__Records with drawing code__:
——

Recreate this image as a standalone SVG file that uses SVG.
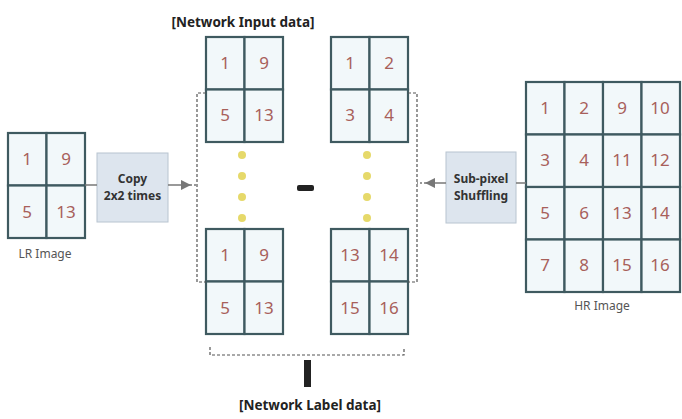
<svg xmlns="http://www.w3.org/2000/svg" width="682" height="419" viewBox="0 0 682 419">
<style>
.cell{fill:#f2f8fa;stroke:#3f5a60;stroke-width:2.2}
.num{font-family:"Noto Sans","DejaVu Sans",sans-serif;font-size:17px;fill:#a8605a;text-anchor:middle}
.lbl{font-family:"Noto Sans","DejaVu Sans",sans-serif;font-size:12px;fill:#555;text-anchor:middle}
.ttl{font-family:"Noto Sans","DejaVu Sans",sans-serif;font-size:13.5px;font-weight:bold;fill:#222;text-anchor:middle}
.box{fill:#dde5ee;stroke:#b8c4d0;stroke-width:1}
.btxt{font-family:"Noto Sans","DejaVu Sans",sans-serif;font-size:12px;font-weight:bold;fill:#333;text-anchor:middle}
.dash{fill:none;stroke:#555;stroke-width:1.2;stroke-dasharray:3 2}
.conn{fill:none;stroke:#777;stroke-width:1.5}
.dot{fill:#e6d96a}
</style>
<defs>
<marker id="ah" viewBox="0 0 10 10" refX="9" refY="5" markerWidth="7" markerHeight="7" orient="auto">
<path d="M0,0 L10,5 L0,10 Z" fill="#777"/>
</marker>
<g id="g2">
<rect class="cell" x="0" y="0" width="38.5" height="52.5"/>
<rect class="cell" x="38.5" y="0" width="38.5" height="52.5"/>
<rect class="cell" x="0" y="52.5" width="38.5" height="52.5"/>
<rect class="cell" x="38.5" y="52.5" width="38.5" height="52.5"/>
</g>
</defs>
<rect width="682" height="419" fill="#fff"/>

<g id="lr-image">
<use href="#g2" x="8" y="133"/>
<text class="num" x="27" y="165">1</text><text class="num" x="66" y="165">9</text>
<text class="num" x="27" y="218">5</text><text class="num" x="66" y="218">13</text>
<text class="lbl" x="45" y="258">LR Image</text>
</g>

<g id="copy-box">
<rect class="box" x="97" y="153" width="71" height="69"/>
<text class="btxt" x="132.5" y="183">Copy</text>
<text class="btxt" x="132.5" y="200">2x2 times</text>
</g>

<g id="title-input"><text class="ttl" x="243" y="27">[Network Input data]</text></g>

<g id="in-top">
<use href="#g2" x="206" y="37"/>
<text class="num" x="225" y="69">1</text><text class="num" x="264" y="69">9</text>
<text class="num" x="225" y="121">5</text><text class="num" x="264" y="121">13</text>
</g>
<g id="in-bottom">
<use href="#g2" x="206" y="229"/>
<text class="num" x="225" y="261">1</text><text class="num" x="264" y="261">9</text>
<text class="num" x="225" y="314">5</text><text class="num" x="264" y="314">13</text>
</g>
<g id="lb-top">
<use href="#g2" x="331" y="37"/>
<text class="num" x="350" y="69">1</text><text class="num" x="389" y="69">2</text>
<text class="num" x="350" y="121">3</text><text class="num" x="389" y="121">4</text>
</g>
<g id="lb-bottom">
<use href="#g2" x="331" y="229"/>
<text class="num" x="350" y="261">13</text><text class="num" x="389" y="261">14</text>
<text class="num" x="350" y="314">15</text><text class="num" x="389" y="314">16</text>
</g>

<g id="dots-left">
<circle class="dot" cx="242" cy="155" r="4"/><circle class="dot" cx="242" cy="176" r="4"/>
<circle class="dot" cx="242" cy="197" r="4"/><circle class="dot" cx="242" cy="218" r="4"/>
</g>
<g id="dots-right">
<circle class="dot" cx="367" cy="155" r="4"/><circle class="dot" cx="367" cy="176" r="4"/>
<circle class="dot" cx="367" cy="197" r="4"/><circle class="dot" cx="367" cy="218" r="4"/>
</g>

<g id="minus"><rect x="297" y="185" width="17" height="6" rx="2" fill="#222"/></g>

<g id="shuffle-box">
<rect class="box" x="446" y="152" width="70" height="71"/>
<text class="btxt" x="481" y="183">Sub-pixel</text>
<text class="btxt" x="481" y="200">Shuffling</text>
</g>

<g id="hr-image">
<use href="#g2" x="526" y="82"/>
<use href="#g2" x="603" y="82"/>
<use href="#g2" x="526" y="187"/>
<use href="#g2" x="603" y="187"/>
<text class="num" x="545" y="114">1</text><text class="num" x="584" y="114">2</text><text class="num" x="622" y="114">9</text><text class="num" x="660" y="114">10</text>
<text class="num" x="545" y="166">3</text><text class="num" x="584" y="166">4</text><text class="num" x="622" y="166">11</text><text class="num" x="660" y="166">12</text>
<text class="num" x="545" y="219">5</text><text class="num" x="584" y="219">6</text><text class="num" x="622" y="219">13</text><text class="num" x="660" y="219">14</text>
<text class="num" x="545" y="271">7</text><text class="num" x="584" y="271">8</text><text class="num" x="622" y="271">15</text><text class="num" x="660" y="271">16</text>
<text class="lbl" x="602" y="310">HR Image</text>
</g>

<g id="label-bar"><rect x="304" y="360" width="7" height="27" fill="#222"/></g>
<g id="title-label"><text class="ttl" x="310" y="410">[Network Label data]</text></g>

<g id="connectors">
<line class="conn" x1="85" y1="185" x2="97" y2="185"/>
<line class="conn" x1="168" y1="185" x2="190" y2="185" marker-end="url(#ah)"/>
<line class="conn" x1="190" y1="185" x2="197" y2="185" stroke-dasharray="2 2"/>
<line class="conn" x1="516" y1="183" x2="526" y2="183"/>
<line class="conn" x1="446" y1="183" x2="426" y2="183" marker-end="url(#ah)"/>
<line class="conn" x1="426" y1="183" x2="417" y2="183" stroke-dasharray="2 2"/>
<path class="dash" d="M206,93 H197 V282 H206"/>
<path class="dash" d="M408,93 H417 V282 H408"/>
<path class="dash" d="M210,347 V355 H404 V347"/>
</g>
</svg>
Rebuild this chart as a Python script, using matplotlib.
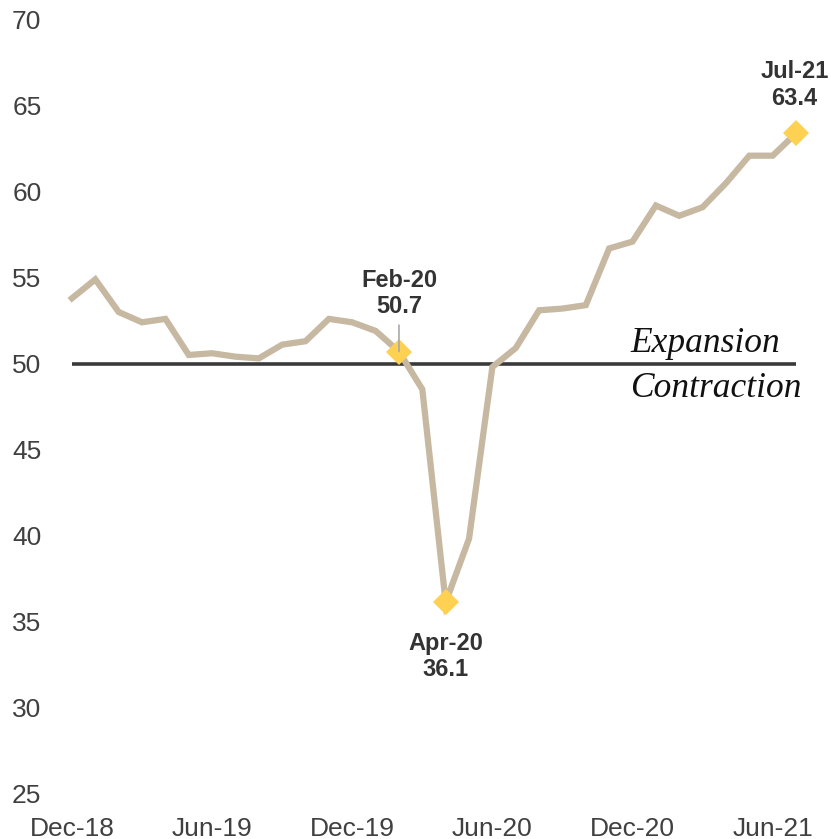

——

__Task to carry out__: Reproduce all of the material exactly, apart from the pictures.

__Exercise answer__:
Recreate this image as a standalone SVG file that uses SVG.
<svg xmlns="http://www.w3.org/2000/svg" width="682" height="419" viewBox="0 0 682 419">
<style>
.cell{fill:#f2f8fa;stroke:#3f5a60;stroke-width:2.2}
.num{font-family:"Noto Sans","DejaVu Sans",sans-serif;font-size:17px;fill:#a8605a;text-anchor:middle}
.lbl{font-family:"Noto Sans","DejaVu Sans",sans-serif;font-size:12px;fill:#555;text-anchor:middle}
.ttl{font-family:"Noto Sans","DejaVu Sans",sans-serif;font-size:13.5px;font-weight:bold;fill:#222;text-anchor:middle}
.box{fill:#dde5ee;stroke:#b8c4d0;stroke-width:1}
.btxt{font-family:"Noto Sans","DejaVu Sans",sans-serif;font-size:12px;font-weight:bold;fill:#333;text-anchor:middle}
.dash{fill:none;stroke:#555;stroke-width:1.2;stroke-dasharray:3 2}
.conn{fill:none;stroke:#777;stroke-width:1.5}
.dot{fill:#e6d96a}
</style>
<defs>
<marker id="ah" viewBox="0 0 10 10" refX="9" refY="5" markerWidth="7" markerHeight="7" orient="auto">
<path d="M0,0 L10,5 L0,10 Z" fill="#777"/>
</marker>
<g id="g2">
<rect class="cell" x="0" y="0" width="38.5" height="52.5"/>
<rect class="cell" x="38.5" y="0" width="38.5" height="52.5"/>
<rect class="cell" x="0" y="52.5" width="38.5" height="52.5"/>
<rect class="cell" x="38.5" y="52.5" width="38.5" height="52.5"/>
</g>
</defs>
<rect width="682" height="419" fill="#fff"/>

<g id="lr-image">
<use href="#g2" x="8" y="133"/>
<text class="num" x="27" y="165">1</text><text class="num" x="66" y="165">9</text>
<text class="num" x="27" y="218">5</text><text class="num" x="66" y="218">13</text>
<text class="lbl" x="45" y="258">LR Image</text>
</g>

<g id="copy-box">
<rect class="box" x="97" y="153" width="71" height="69"/>
<text class="btxt" x="132.5" y="183">Copy</text>
<text class="btxt" x="132.5" y="200">2x2 times</text>
</g>

<g id="title-input"><text class="ttl" x="243" y="27">[Network Input data]</text></g>

<g id="in-top">
<use href="#g2" x="206" y="37"/>
<text class="num" x="225" y="69">1</text><text class="num" x="264" y="69">9</text>
<text class="num" x="225" y="121">5</text><text class="num" x="264" y="121">13</text>
</g>
<g id="in-bottom">
<use href="#g2" x="206" y="229"/>
<text class="num" x="225" y="261">1</text><text class="num" x="264" y="261">9</text>
<text class="num" x="225" y="314">5</text><text class="num" x="264" y="314">13</text>
</g>
<g id="lb-top">
<use href="#g2" x="331" y="37"/>
<text class="num" x="350" y="69">1</text><text class="num" x="389" y="69">2</text>
<text class="num" x="350" y="121">3</text><text class="num" x="389" y="121">4</text>
</g>
<g id="lb-bottom">
<use href="#g2" x="331" y="229"/>
<text class="num" x="350" y="261">13</text><text class="num" x="389" y="261">14</text>
<text class="num" x="350" y="314">15</text><text class="num" x="389" y="314">16</text>
</g>

<g id="dots-left">
<circle class="dot" cx="242" cy="155" r="4"/><circle class="dot" cx="242" cy="176" r="4"/>
<circle class="dot" cx="242" cy="197" r="4"/><circle class="dot" cx="242" cy="218" r="4"/>
</g>
<g id="dots-right">
<circle class="dot" cx="367" cy="155" r="4"/><circle class="dot" cx="367" cy="176" r="4"/>
<circle class="dot" cx="367" cy="197" r="4"/><circle class="dot" cx="367" cy="218" r="4"/>
</g>

<g id="minus"><rect x="297" y="185" width="17" height="6" rx="2" fill="#222"/></g>

<g id="shuffle-box">
<rect class="box" x="446" y="152" width="70" height="71"/>
<text class="btxt" x="481" y="183">Sub-pixel</text>
<text class="btxt" x="481" y="200">Shuffling</text>
</g>

<g id="hr-image">
<use href="#g2" x="526" y="82"/>
<use href="#g2" x="603" y="82"/>
<use href="#g2" x="526" y="187"/>
<use href="#g2" x="603" y="187"/>
<text class="num" x="545" y="114">1</text><text class="num" x="584" y="114">2</text><text class="num" x="622" y="114">9</text><text class="num" x="660" y="114">10</text>
<text class="num" x="545" y="166">3</text><text class="num" x="584" y="166">4</text><text class="num" x="622" y="166">11</text><text class="num" x="660" y="166">12</text>
<text class="num" x="545" y="219">5</text><text class="num" x="584" y="219">6</text><text class="num" x="622" y="219">13</text><text class="num" x="660" y="219">14</text>
<text class="num" x="545" y="271">7</text><text class="num" x="584" y="271">8</text><text class="num" x="622" y="271">15</text><text class="num" x="660" y="271">16</text>
<text class="lbl" x="602" y="310">HR Image</text>
</g>

<g id="label-bar"><rect x="304" y="360" width="7" height="27" fill="#222"/></g>
<g id="title-label"><text class="ttl" x="310" y="410">[Network Label data]</text></g>

<g id="connectors">
<line class="conn" x1="85" y1="185" x2="97" y2="185"/>
<line class="conn" x1="168" y1="185" x2="190" y2="185" marker-end="url(#ah)"/>
<line class="conn" x1="190" y1="185" x2="197" y2="185" stroke-dasharray="2 2"/>
<line class="conn" x1="516" y1="183" x2="526" y2="183"/>
<line class="conn" x1="446" y1="183" x2="426" y2="183" marker-end="url(#ah)"/>
<line class="conn" x1="426" y1="183" x2="417" y2="183" stroke-dasharray="2 2"/>
<path class="dash" d="M206,93 H197 V282 H206"/>
<path class="dash" d="M408,93 H417 V282 H408"/>
<path class="dash" d="M210,347 V355 H404 V347"/>
</g>
</svg>
Rebuild this chart as a Python script, using matplotlib.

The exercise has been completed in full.